During the run, and even now, I would receive wonderful messages from people who had seen the show. While it was great knowing I had familiar faces in the audience not there through my influence, not finding out they were there until long after I’d left the building made me a wee bit paranoid – it’s like people didn’t want to see me! (Obviously a joke, the feedback has been brilliant).

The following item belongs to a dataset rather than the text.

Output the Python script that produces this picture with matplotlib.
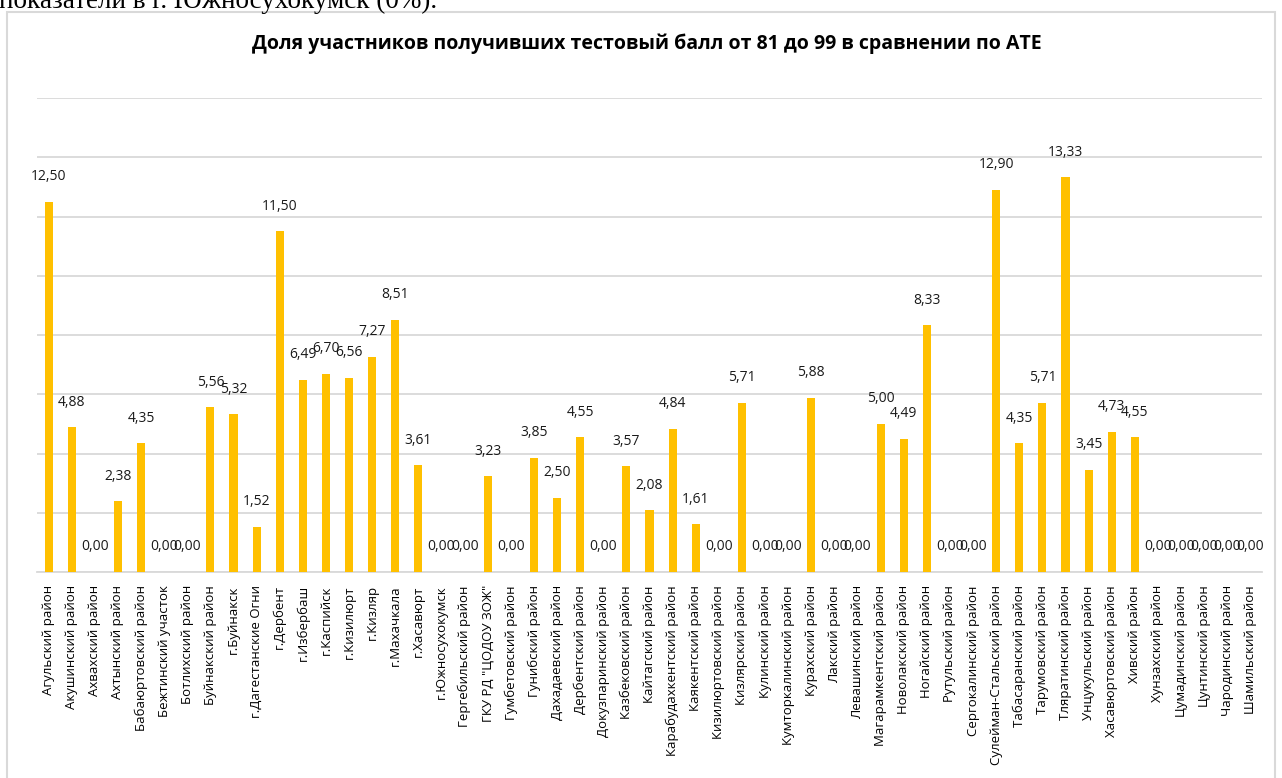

Then there’s been discussion about the production itself among several of my writerly alumni, something I long anticipated from them, but was surprised to see next to no mention of it within subsequent reviews. I had made the decision well in advance of rehearsal to switch my brain to performer/observer mode. Because this was a community production, many of the artistic decisions were made before anything was put in front of us – in short, I understood my role. Now in a position of reflection, there’s plenty to process and digest, and much of that happened the night before our finale. This was not a perfect production. There were many flaws, primarily with the unedited text itself, but the thing I’m most proud of is what David, the Artistic Director, has chosen to do: daring to bring the community into the Lyceum. With so many plates to spin, this decision is the one I’m calling the game-changer – it shouldn’t be “daring”, but in the context of the Lyceum it is. Hugely. And I have so much respect for that.
So, this’ll be my last post on the wumin, and it’s been one hell of a ride. Fingers crossed for a return!